Na análise de Edvanir da Silva Costa, professora da Escola Municipal de Ensino Fundamental (Emef) Antônio Veríssimo de Amorim, em Rio Maria (PA):

Edvanir da Silva Costa
Edvanir da Silva Costa

O Pnaic reaviva o debate sobre a alfabetização nos anos iniciais, que são a base da vida acadêmica dos alunos. Com o programa, pude ampliar meus conhecimentos sobre as práticas de alfabetização e melhorar a atuação em sala de aula, percebendo se o planejamento e as intervenções eram apropriados às dificuldades dos alunos. Isso me fez perceber que eu tinha muito o que aprender com eles e para eles, e que meu papel não é apenas ensinar, mas ter uma apreciação crítica sobre o meu trabalho e o desenvolvimento dos alunos.”

Além dos cursos presenciais, os participantes destacam a qualidade e o conteúdo dos materiais pedagógicos. Para Salete Mucelin, coordenadora pedagógica na Emef Augusto Meyer, em Anta Gorda (RS), onde atua como coordenadora do Pnaic:

Salete Mucelin
Salete Mucelin

Tanto a formação como os materiais têm influenciado muito o ensino em sala de aula, pois são muito ricos e práticos. Já as aulas se tornaram mais lúdicas, criativas e reflexivas. Sinto que o programa desacomodou e despertou nos professores algo que estava adormecido.”

Além das mudanças em sala de aula, os encontros de formação ofereceram subsídios para que as escolas e os educadores desenvolvam projetos interdisciplinares em torno da alfabetização e do letramento. Glória de Lourdes Silva de Oliveira Melo, que trabalha no Departamento de Apoio ao Desenvolvimento do Educando na Secretaria Municipal de Educação de Porto Velho (RO) e atua como orientadora do Pnaic, complementa:

 Glória de Lourdes S. O. Melo
Glória de Lourdes S. O. Melo

Como diz Paulo Freire, “a leitura de mundo precede a leitura da palavra”. Para um ensino produtivo da língua, é necessário trazer textos que sejam interessantes e significativos para os alunos. É imprescindível que as crianças se vejam na leitura e na escrita, para se constituírem sujeitos ativos nesse processo.”

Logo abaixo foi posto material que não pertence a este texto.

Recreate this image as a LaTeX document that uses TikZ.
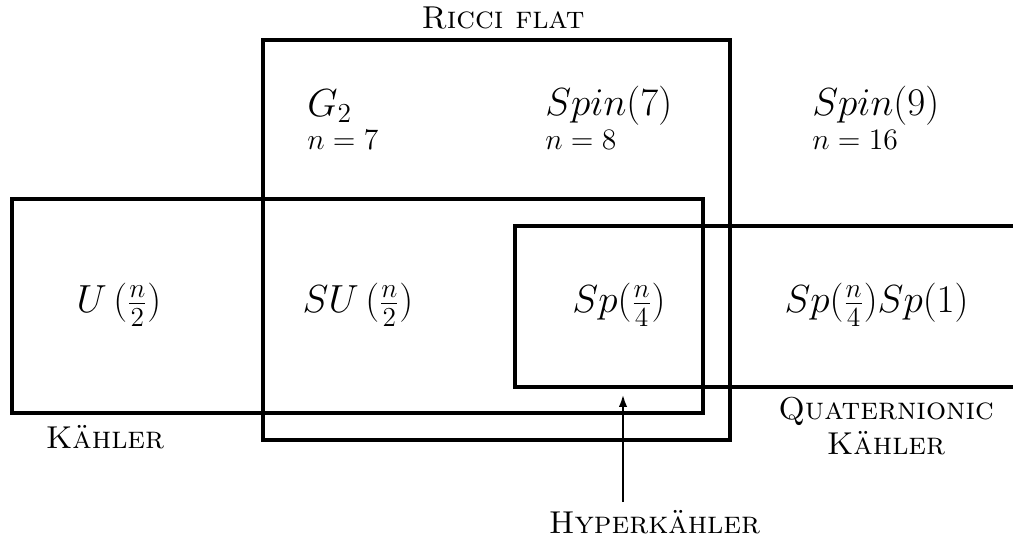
\RequirePackage{fix-cm}
\documentclass[tikz,border=0pt]{standalone}
\usetikzlibrary{arrows.meta,positioning}
\tikzset{
  region/.style={line width=2pt},
  grp/.style={inner sep=0pt,font=\fontsize{22.3}{26}\selectfont},
  dimlbl/.style={inner sep=0pt,font=\fontsize{16.9}{20}\selectfont},
  cls/.style={inner sep=1pt,font=\fontsize{18}{22}\selectfont\scshape,align=center}
}
\begin{document}
\begin{tikzpicture}[>={Latex[length=2.6mm,width=1.7mm]}]
		\useasboundingbox (0,0) rectangle (20.26,10.74);
		
		% the three classes
		\draw[region] (5.26,1.94) rectangle (14.60,9.94);
		\draw[region] (0.24,2.48) rectangle (14.06,6.76);
		\draw[region] (20.60,3.00) -- (10.30,3.00) -- (10.30,6.22) -- (20.60,6.22);
		
		\node[cls] (ricci) at (10.06,10.38) {Ricci flat};
		\node[cls] (kahler) at (2.10,2.00) {Kähler};
		\node[cls] (quat) at (17.72,2.22) {Quaternionic\\[-2pt]Kähler};
		\node[cls] (hyper) at (13.09,0.30) {Hyperkähler};
		
		% exceptional holonomy
		\node[grp,anchor=west] (g2) at (6.14,8.62) {$G_2$};
		\node[dimlbl,anchor=west] (g2n) at (6.14,7.94) {$n=7$};
		\node[grp,anchor=west] (spin7) at (10.90,8.62) {$Spin(7)$};
		\node[dimlbl,anchor=west] (spin7n) at (10.90,7.94) {$n=8$};
		\node[grp,anchor=west] (spin9) at (16.24,8.62) {$Spin(9)$};
		\node[dimlbl,anchor=west] (spin9n) at (16.24,7.94) {$n=16$};
		
		% Kähler type
		\node[grp] (un) at (2.38,4.64) {$U\,(\frac{n}{2})$};
		\node[grp] (sun) at (7.16,4.64) {$SU\,(\frac{n}{2})$};
		\node[grp] (spn) at (12.38,4.64) {$Sp(\frac{n}{4})$};
		\node[grp] (spnsp) at (17.53,4.64) {$Sp(\frac{n}{4})Sp(1)$};
		
		\coordinate (hk) at (12.46,2.86);
		\draw[->,line width=1.6pt] (hyper.north -| hk) ++(0,0.12) -- (hk);
	\end{tikzpicture}
\end{document}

Segundo Glória, vários projetos foram realizados a partir do Pnaic nas escolas de seu município. As Emefs Francisco Elenilson Negreiros e Ulisses Soares Ferreira desenvolveram o projeto Pérolas de Porto Velho, em 2013, em que os professores produziram materiais como jogos de leitura, maquetes, cartazes e revistas, tendo como temática a cidade de Porto Velho. No encerramento do projeto, as escolas promoveram uma feira aberta para a comunidade, onde cada visitante conheceu lendas regionais, saboreou pratos típicos e recebeu uma muda de açaí, planta nativa da região.

Aliás, as particularidades socioculturais são contempladas pelo programa, cuja proposta é discutida por uma equipe composta por pessoas de todas as regiões. O conteúdo inclui textos que abordam a diversidade linguística, a educação do campo, a educação inclusiva, as diferentes infâncias, entre outros aspectos, que ajudam a entender a complexidade sociocultural de nosso país. Além disso, a proposta de formação não é fechada, de modo que cada universidade e cada município tem espaço para inserir temáticas específicas da região, bem como adaptar experiências de outras localidades de acordo com sua própria realidade.

“Durante a formação, temos o estudo da educação do campo, que é realizado com professores alfabetizadores das zonas rural e urbana. Ocorre uma troca de experiências e saberes e, simultaneamente, aprendemos como adaptar uma atividade à pratica social e educacional conforme a realidade de nossos alunos”, conta a professora tocantinense Edvanir.


Desafios do cenário

Apesar dos pontos positivos ressaltados no programa, ainda são muitos os desafios e as dificuldades encontrados pelos educadores, como o excesso de alunos em sala de aula e o tempo escasso para a execução das atividades e dos cursos de formação. Para a professora Edvanir:

Os materiais e as estratégias são excelentes, embora ainda faltem recursos audiovisuais ou livros didáticos que contemplem todas as salas de aula, já que o material ainda é insuficiente para a quantidade de alunos e professores.”

Edvanir da Silva Costa

A mesma avaliação é compartilhada por Glória:

A formação dos professores é essencial, por isso é importante que o Pnaic continue investindo na valorização dos profissionais. A maior dificuldade é o pouco tempo para a formação presencial, já que os encontros ocorrem aos sábados, quando os professores estão muito cansados e têm trabalhos de planejamento para realizar em casa.

Uma solução seria realizar os encontros de formação dentro do horário de trabalho do professor. Além disso, um kit por turma ainda é pouco, uma vez que temos muitos alunos em sala de aula. Muitos professores tiveram de usar seus próprios recursos para multiplicar o material, e o fizeram com amor.”